Software development belief systems in corporate environments

Executives in corporate environments have one of three belief systems about software development. To build successful products it is essential for product managers to understand what belief system their executive team subscribes to.

  • Belief system #1: We have to build these features and they have to be live by this date.
  • Belief system #2: We have to be live by this date — what features can you get done by then?
  • Belief system #3: We have to release these features next — how long will it take to get that done?

Belief system #1 is the most common, and it is poison. It usually goes along with a distorted Steve Jobs “reality distortion field” complex, and the only thing it produces is crappy software and burnt-out teams who feel distrusted and undervalued. A product manager’s first job is to move the executive team away from belief system #1.

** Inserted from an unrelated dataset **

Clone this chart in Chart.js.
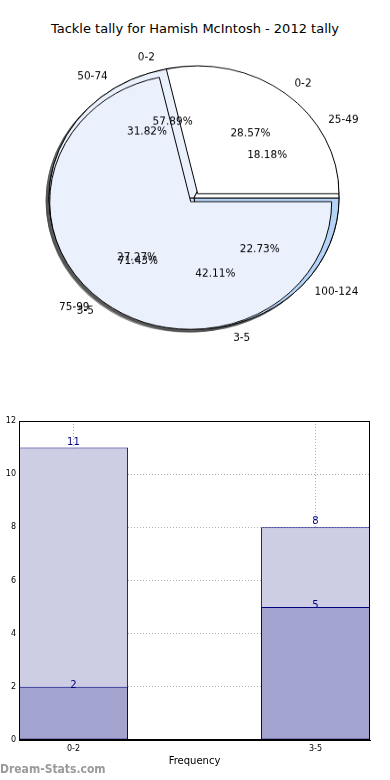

Belief system #3 is the ideal scenario for most large corporations1. Software development and the product manager’s role are usually well understood in such environments. The product team gets to present their market-driven ideas to the executive team, who can focus on what they do best: providing perspective, vision, and assistance with prioritization. This allows product teams to set their own schedules based on what everyone agrees needs to be done as they balance what’s best for users, the business, and the technology.

Belief system #2 is not ideal, but it is certainly better than #1, and I’ve learned that it is impossible to move executive teams from belief system #1 to belief system #3 without the interim step of belief system #2. The logical jump from #1 to #2 is easier to influence since product managers only have to deal with one variable: the constraints of time.

If a release date is fixed2 product managers shouldn’t spend time trying to move out the date to accomplish everything the executive team wants them to. Instead, spend time explaining that the release date is a horizontal line. All features above the line gets done by the date, and all features below the line don’t, and will have to wait for a future release. Explain that the development team can only do a limited number of things in a given time frame, and if some feature suddenly becomes a must-have, one of the other features have to move “below the line”.

This might seem like a trivial concept, but that’s because we’re software people. Most executive teams have a really difficult time with this because software development in agile environments is fairly new to them.

It bears repeating that one of the biggest mistakes a product manager can make is to try to change people’s belief systems from #1 to #3 without first taking them through the logic of #2. That said, once a project has been completed successfully using #2, the shift to #3 is usually fairly easy to make. That’s because the executive team had the opportunity to get a glimpse of how much better the software can be if “required” features aren’t shoved down a funnel that cannot withstand the pressure.

If you work in a large corporation, identify your executive team’s software development belief system, then guide them to #3. Your product, your business, and your team’s morale will be better for it.

  1. I.e., most practical and pragmatic. I’m talking specifically about corporations with >100 employees, not startups. 

  2. And don’t get me wrong, there can be legitimate reasons for fixed release dates.